When I finally stumbled and bumbled my way back to my AirBnb in the Upper West Side, the rest of my time in NYC felt like a complete haze. It felt as though I slept through the next few days in a Nyquil induced slumber.
I learned a valuable lesson in NYC about self-discipline, over-working, and realizing that I’m no longer invincible.
It seemed like eons ago when I pulled off all-nighters on the regular and lived off essentially cheese and crackers all the while accomplishing all that I wanted to accomplish, but I've come to the hard conclusion that I am not a machine. (Traci is probably going to read this and go, “Ha! Amateur.”)
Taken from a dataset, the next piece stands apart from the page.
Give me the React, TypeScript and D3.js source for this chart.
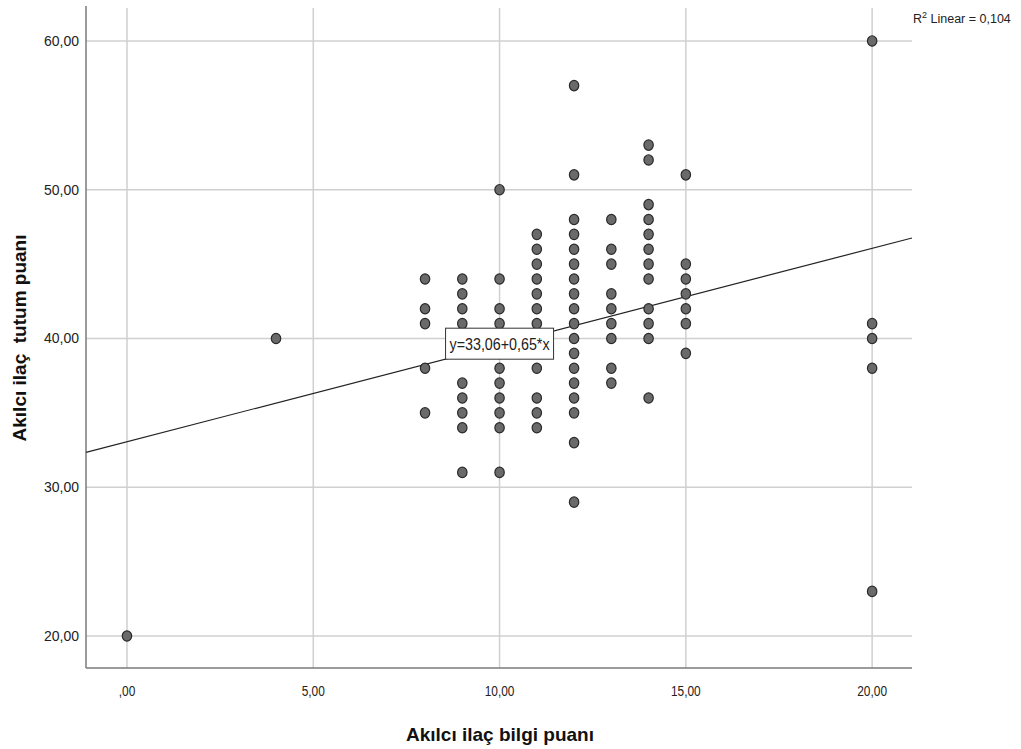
import React, { useEffect, useRef } from 'react';
import * as d3 from 'd3';

// x = Akılcı ilaç bilgi puanı, y = Akılcı ilaç tutum puanı
const xValues = [0, 4, 8, 9, 10, 11, 12, 13, 14, 15, 20];
const yByX: number[][] = [
  [20],
  [40],
  [44, 42, 41, 38, 35],
  [44, 43, 42, 41, 37, 36, 35, 34, 31],
  [50, 44, 42, 41, 40, 39, 38, 37, 36, 35, 34, 31],
  [47, 46, 45, 44, 43, 42, 41, 40, 38, 36, 35, 34],
  [57, 51, 48, 47, 46, 45, 44, 43, 42, 41, 40, 39, 38, 37, 36, 35, 33, 29],
  [48, 46, 45, 43, 42, 41, 40, 38, 37],
  [53, 52, 49, 48, 47, 46, 45, 44, 42, 41, 40, 36],
  [51, 45, 44, 43, 42, 41, 39],
  [60, 41, 40, 38, 23],
];
const xTicks = [0, 5, 10, 15, 20];
const yTicks = [20, 30, 40, 50, 60];
const intercept = 33.06;
const slope = 0.65;
const equationLabel = 'y=33,06+0,65*x';
const r2Label = '0,104';

const fmt = (v: number) => (v === 0 ? ',00' : v.toFixed(2).replace('.', ','));

const App = () => {
  const svgRef = useRef<SVGSVGElement>(null);

  useEffect(() => {
    const width = 1021;
    const height = 749;
    const left = 86, right = 912, top = 6, bottom = 668;

    const svg = d3.select(svgRef.current);
    svg.selectAll('*').remove();
    svg.attr('width', width).attr('height', height);

    const x = d3.scaleLinear().domain([-1.1, 21.07]).range([left, right]);
    const y = d3.scaleLinear().domain([17.85, 62.35]).range([bottom, top]);

    const font = 'Arial, "Liberation Sans", sans-serif';

    // grid
    svg.append('g')
      .selectAll('line')
      .data(yTicks)
      .enter()
      .append('line')
      .attr('x1', left).attr('x2', right)
      .attr('y1', d => y(d)).attr('y2', d => y(d))
      .attr('stroke', '#d0d0d0').attr('stroke-width', 1.5);

    svg.append('g')
      .selectAll('line')
      .data(xTicks)
      .enter()
      .append('line')
      .attr('x1', d => x(d)).attr('x2', d => x(d))
      .attr('y1', top + 2).attr('y2', bottom)
      .attr('stroke', '#d0d0d0').attr('stroke-width', 1.5);

    // axes
    svg.append('line')
      .attr('x1', left).attr('x2', left).attr('y1', top).attr('y2', bottom)
      .attr('stroke', '#7a7a7a').attr('stroke-width', 1.5);
    svg.append('line')
      .attr('x1', left).attr('x2', right).attr('y1', bottom).attr('y2', bottom)
      .attr('stroke', '#7a7a7a').attr('stroke-width', 1.5);

    // tick labels
    svg.append('g')
      .selectAll('text')
      .data(yTicks)
      .enter()
      .append('text')
      .attr('x', 79).attr('y', d => y(d) + 5)
      .attr('text-anchor', 'end')
      .attr('font-family', font).attr('font-size', 14).attr('fill', '#222')
      .text(d => fmt(d));

    svg.append('g')
      .selectAll('text')
      .data(xTicks)
      .enter()
      .append('text')
      .attr('transform', d => `translate(${x(d)},${bottom + 28}) scale(0.85,1)`)
      .attr('text-anchor', 'middle')
      .attr('font-family', font).attr('font-size', 14).attr('fill', '#222')
      .text(d => fmt(d));

    // fit line
    const [x0, x1] = x.domain();
    svg.append('line')
      .attr('x1', x(x0)).attr('y1', y(intercept + slope * x0))
      .attr('x2', x(x1)).attr('y2', y(intercept + slope * x1))
      .attr('stroke', '#222').attr('stroke-width', 1.2);

    // points
    const points = xValues.flatMap((xv, i) => yByX[i].map(yv => ({ xv, yv })));
    svg.append('g')
      .selectAll('ellipse')
      .data(points)
      .enter()
      .append('ellipse')
      .attr('cx', d => x(d.xv)).attr('cy', d => y(d.yv))
      .attr('rx', 4.7).attr('ry', 5.2)
      .attr('fill', '#6a6a6a').attr('stroke', '#2a2a2a').attr('stroke-width', 1.2);

    // equation box
    const bx = x(10), by = y(39.65);
    const eq = svg.append('g').attr('transform', `translate(${bx},${by})`);
    eq.append('rect')
      .attr('x', -54).attr('y', -15.5).attr('width', 108).attr('height', 31)
      .attr('fill', 'white').attr('stroke', '#333').attr('stroke-width', 1);
    eq.append('text')
      .attr('x', -50).attr('y', 6)
      .attr('textLength', 100).attr('lengthAdjust', 'spacingAndGlyphs')
      .attr('font-family', font).attr('font-size', 16).attr('fill', '#222')
      .text(equationLabel);

    // R² label
    const r2 = svg.append('text')
      .attr('x', 913).attr('y', 23)
      .attr('font-family', font).attr('font-size', 12.5).attr('fill', '#222');
    r2.append('tspan').text('R');
    r2.append('tspan').attr('dy', -5).attr('font-size', 9).text('2');
    r2.append('tspan').attr('dy', 5).text(` Linear = ${r2Label}`);

    // axis titles
    svg.append('text')
      .attr('x', 406).attr('y', 741)
      .attr('textLength', 188).attr('lengthAdjust', 'spacingAndGlyphs')
      .attr('font-family', font).attr('font-size', 19).attr('font-weight', 'bold').attr('fill', '#111')
      .text('Akılcı ilaç bilgi puanı');

    svg.append('text')
      .attr('transform', `translate(26,338) rotate(-90)`)
      .attr('text-anchor', 'middle')
      .attr('font-family', font).attr('font-size', 19).attr('font-weight', 'bold').attr('fill', '#111')
      .style('white-space', 'pre')
      .text('Akılcı ilaç  tutum puanı');
  }, []);

  return (
    <svg ref={svgRef} style={{ position: 'absolute', left: 0, top: 0, background: 'white' }} />
  );
};

export default App;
It sucked that it came at the cost of my first visit to NYC, and it sucked because I wasn’t able to give my NBC fam 100% during my stay (30 Rock was so cool though!), but it had to happen. If it didn’t, I wouldn’t have been cognizant of fixing my bad habits. As a young professional still trying to figure out and navigate this post-grad life, I’m being more conscious of listening to my body. No more insane hours, no more late night eating. I’m in this for the long haul and I want my mind/body to hold up the rest of the way or else there’s going to be more episodes like this.
I’ll always have New York, but my health is never a given.
And shout out to the lady who coughed on me on the subway. Now that I think about it, you were probably the one who set it off.